▶ _EXERCISE BRIEF_
Word for word, restate every line of the material.

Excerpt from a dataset
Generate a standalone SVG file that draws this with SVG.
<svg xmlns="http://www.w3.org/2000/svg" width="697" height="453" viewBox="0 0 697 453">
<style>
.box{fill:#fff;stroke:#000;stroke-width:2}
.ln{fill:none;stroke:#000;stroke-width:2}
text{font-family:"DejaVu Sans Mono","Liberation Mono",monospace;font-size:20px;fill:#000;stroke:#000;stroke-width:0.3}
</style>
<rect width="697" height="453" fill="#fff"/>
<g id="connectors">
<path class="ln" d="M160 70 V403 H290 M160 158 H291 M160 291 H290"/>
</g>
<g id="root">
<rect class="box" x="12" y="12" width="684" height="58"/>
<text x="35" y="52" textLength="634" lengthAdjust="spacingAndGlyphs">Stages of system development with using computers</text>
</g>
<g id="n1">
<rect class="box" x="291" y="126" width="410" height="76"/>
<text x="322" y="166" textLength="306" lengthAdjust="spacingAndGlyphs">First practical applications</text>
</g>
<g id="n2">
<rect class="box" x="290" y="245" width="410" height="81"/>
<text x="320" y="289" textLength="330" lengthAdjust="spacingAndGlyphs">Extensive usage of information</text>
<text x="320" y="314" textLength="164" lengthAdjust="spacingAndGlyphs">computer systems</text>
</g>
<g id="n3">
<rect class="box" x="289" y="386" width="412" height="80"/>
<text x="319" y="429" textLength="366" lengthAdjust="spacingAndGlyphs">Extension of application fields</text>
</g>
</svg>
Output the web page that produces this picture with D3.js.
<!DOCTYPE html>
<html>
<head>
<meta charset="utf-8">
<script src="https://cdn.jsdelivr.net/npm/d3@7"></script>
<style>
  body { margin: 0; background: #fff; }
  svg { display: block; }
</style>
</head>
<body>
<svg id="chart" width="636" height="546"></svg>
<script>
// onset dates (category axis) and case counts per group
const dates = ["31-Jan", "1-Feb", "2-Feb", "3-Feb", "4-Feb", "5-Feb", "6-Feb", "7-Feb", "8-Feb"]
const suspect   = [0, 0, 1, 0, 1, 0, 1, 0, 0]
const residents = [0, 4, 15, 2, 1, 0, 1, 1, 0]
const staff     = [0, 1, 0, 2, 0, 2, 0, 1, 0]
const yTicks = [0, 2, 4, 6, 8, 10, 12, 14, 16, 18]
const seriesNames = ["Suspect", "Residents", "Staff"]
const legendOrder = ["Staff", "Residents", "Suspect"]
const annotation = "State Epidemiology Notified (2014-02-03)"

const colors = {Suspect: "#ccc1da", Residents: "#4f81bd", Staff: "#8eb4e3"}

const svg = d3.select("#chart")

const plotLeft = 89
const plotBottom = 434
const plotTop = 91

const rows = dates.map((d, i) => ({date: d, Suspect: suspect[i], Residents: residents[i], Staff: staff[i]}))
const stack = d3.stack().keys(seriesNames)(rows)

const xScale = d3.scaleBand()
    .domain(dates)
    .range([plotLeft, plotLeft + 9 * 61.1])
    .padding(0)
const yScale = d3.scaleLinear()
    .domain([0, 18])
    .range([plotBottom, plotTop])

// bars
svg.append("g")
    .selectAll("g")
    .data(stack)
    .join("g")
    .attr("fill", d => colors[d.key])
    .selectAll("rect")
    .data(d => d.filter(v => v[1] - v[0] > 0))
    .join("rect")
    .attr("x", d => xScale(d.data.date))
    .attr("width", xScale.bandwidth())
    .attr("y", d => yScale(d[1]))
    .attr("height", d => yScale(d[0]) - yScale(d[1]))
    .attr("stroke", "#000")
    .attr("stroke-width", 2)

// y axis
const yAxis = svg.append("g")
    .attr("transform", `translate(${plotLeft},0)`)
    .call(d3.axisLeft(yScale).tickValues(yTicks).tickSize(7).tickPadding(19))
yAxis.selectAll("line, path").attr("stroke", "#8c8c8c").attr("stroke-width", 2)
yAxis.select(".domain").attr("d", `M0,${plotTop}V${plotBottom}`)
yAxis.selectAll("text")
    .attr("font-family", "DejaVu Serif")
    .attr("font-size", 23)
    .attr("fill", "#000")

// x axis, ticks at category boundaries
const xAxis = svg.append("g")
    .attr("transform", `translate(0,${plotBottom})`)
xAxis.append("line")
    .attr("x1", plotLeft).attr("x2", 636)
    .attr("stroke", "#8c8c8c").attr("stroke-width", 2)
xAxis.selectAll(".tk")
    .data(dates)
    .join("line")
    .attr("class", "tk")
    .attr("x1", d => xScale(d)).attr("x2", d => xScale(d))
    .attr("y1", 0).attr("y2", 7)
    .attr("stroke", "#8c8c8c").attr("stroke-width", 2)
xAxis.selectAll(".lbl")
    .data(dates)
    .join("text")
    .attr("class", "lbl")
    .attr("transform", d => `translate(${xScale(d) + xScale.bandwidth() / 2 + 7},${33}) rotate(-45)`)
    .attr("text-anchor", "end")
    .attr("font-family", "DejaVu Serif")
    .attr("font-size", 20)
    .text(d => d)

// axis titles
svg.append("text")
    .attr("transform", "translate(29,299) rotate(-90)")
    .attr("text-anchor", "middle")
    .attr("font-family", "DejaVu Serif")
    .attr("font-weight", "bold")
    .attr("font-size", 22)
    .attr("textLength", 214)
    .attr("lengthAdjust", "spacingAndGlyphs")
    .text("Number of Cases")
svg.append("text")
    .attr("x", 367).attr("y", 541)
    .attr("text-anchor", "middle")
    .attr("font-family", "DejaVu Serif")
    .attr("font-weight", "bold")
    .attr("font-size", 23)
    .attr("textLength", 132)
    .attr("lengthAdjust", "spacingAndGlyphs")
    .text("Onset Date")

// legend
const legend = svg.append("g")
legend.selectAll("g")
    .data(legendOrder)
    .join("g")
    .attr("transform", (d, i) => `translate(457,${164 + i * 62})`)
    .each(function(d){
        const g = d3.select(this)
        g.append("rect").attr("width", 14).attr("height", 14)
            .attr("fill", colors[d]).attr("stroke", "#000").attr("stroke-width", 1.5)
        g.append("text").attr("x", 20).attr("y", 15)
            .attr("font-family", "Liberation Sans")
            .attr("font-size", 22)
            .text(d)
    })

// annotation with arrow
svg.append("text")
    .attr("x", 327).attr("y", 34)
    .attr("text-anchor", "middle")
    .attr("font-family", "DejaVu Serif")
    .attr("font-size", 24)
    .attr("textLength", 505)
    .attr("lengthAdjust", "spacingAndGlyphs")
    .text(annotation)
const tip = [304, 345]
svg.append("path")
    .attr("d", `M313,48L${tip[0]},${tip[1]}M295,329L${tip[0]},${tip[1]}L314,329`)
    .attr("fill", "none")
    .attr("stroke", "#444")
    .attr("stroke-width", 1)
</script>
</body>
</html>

▶ _EXERCISE ANSWER_
Generate a standalone SVG file that draws this with SVG.
<svg xmlns="http://www.w3.org/2000/svg" width="697" height="453" viewBox="0 0 697 453">
<style>
.box{fill:#fff;stroke:#000;stroke-width:2}
.ln{fill:none;stroke:#000;stroke-width:2}
text{font-family:"DejaVu Sans Mono","Liberation Mono",monospace;font-size:20px;fill:#000;stroke:#000;stroke-width:0.3}
</style>
<rect width="697" height="453" fill="#fff"/>
<g id="connectors">
<path class="ln" d="M160 70 V403 H290 M160 158 H291 M160 291 H290"/>
</g>
<g id="root">
<rect class="box" x="12" y="12" width="684" height="58"/>
<text x="35" y="52" textLength="634" lengthAdjust="spacingAndGlyphs">Stages of system development with using computers</text>
</g>
<g id="n1">
<rect class="box" x="291" y="126" width="410" height="76"/>
<text x="322" y="166" textLength="306" lengthAdjust="spacingAndGlyphs">First practical applications</text>
</g>
<g id="n2">
<rect class="box" x="290" y="245" width="410" height="81"/>
<text x="320" y="289" textLength="330" lengthAdjust="spacingAndGlyphs">Extensive usage of information</text>
<text x="320" y="314" textLength="164" lengthAdjust="spacingAndGlyphs">computer systems</text>
</g>
<g id="n3">
<rect class="box" x="289" y="386" width="412" height="80"/>
<text x="319" y="429" textLength="366" lengthAdjust="spacingAndGlyphs">Extension of application fields</text>
</g>
</svg>
Output the web page that produces this picture with D3.js.
<!DOCTYPE html>
<html>
<head>
<meta charset="utf-8">
<script src="https://cdn.jsdelivr.net/npm/d3@7"></script>
<style>
  body { margin: 0; background: #fff; }
  svg { display: block; }
</style>
</head>
<body>
<svg id="chart" width="636" height="546"></svg>
<script>
// onset dates (category axis) and case counts per group
const dates = ["31-Jan", "1-Feb", "2-Feb", "3-Feb", "4-Feb", "5-Feb", "6-Feb", "7-Feb", "8-Feb"]
const suspect   = [0, 0, 1, 0, 1, 0, 1, 0, 0]
const residents = [0, 4, 15, 2, 1, 0, 1, 1, 0]
const staff     = [0, 1, 0, 2, 0, 2, 0, 1, 0]
const yTicks = [0, 2, 4, 6, 8, 10, 12, 14, 16, 18]
const seriesNames = ["Suspect", "Residents", "Staff"]
const legendOrder = ["Staff", "Residents", "Suspect"]
const annotation = "State Epidemiology Notified (2014-02-03)"

const colors = {Suspect: "#ccc1da", Residents: "#4f81bd", Staff: "#8eb4e3"}

const svg = d3.select("#chart")

const plotLeft = 89
const plotBottom = 434
const plotTop = 91

const rows = dates.map((d, i) => ({date: d, Suspect: suspect[i], Residents: residents[i], Staff: staff[i]}))
const stack = d3.stack().keys(seriesNames)(rows)

const xScale = d3.scaleBand()
    .domain(dates)
    .range([plotLeft, plotLeft + 9 * 61.1])
    .padding(0)
const yScale = d3.scaleLinear()
    .domain([0, 18])
    .range([plotBottom, plotTop])

// bars
svg.append("g")
    .selectAll("g")
    .data(stack)
    .join("g")
    .attr("fill", d => colors[d.key])
    .selectAll("rect")
    .data(d => d.filter(v => v[1] - v[0] > 0))
    .join("rect")
    .attr("x", d => xScale(d.data.date))
    .attr("width", xScale.bandwidth())
    .attr("y", d => yScale(d[1]))
    .attr("height", d => yScale(d[0]) - yScale(d[1]))
    .attr("stroke", "#000")
    .attr("stroke-width", 2)

// y axis
const yAxis = svg.append("g")
    .attr("transform", `translate(${plotLeft},0)`)
    .call(d3.axisLeft(yScale).tickValues(yTicks).tickSize(7).tickPadding(19))
yAxis.selectAll("line, path").attr("stroke", "#8c8c8c").attr("stroke-width", 2)
yAxis.select(".domain").attr("d", `M0,${plotTop}V${plotBottom}`)
yAxis.selectAll("text")
    .attr("font-family", "DejaVu Serif")
    .attr("font-size", 23)
    .attr("fill", "#000")

// x axis, ticks at category boundaries
const xAxis = svg.append("g")
    .attr("transform", `translate(0,${plotBottom})`)
xAxis.append("line")
    .attr("x1", plotLeft).attr("x2", 636)
    .attr("stroke", "#8c8c8c").attr("stroke-width", 2)
xAxis.selectAll(".tk")
    .data(dates)
    .join("line")
    .attr("class", "tk")
    .attr("x1", d => xScale(d)).attr("x2", d => xScale(d))
    .attr("y1", 0).attr("y2", 7)
    .attr("stroke", "#8c8c8c").attr("stroke-width", 2)
xAxis.selectAll(".lbl")
    .data(dates)
    .join("text")
    .attr("class", "lbl")
    .attr("transform", d => `translate(${xScale(d) + xScale.bandwidth() / 2 + 7},${33}) rotate(-45)`)
    .attr("text-anchor", "end")
    .attr("font-family", "DejaVu Serif")
    .attr("font-size", 20)
    .text(d => d)

// axis titles
svg.append("text")
    .attr("transform", "translate(29,299) rotate(-90)")
    .attr("text-anchor", "middle")
    .attr("font-family", "DejaVu Serif")
    .attr("font-weight", "bold")
    .attr("font-size", 22)
    .attr("textLength", 214)
    .attr("lengthAdjust", "spacingAndGlyphs")
    .text("Number of Cases")
svg.append("text")
    .attr("x", 367).attr("y", 541)
    .attr("text-anchor", "middle")
    .attr("font-family", "DejaVu Serif")
    .attr("font-weight", "bold")
    .attr("font-size", 23)
    .attr("textLength", 132)
    .attr("lengthAdjust", "spacingAndGlyphs")
    .text("Onset Date")

// legend
const legend = svg.append("g")
legend.selectAll("g")
    .data(legendOrder)
    .join("g")
    .attr("transform", (d, i) => `translate(457,${164 + i * 62})`)
    .each(function(d){
        const g = d3.select(this)
        g.append("rect").attr("width", 14).attr("height", 14)
            .attr("fill", colors[d]).attr("stroke", "#000").attr("stroke-width", 1.5)
        g.append("text").attr("x", 20).attr("y", 15)
            .attr("font-family", "Liberation Sans")
            .attr("font-size", 22)
            .text(d)
    })

// annotation with arrow
svg.append("text")
    .attr("x", 327).attr("y", 34)
    .attr("text-anchor", "middle")
    .attr("font-family", "DejaVu Serif")
    .attr("font-size", 24)
    .attr("textLength", 505)
    .attr("lengthAdjust", "spacingAndGlyphs")
    .text(annotation)
const tip = [304, 345]
svg.append("path")
    .attr("d", `M313,48L${tip[0]},${tip[1]}M295,329L${tip[0]},${tip[1]}L314,329`)
    .attr("fill", "none")
    .attr("stroke", "#444")
    .attr("stroke-width", 1)
</script>
</body>
</html>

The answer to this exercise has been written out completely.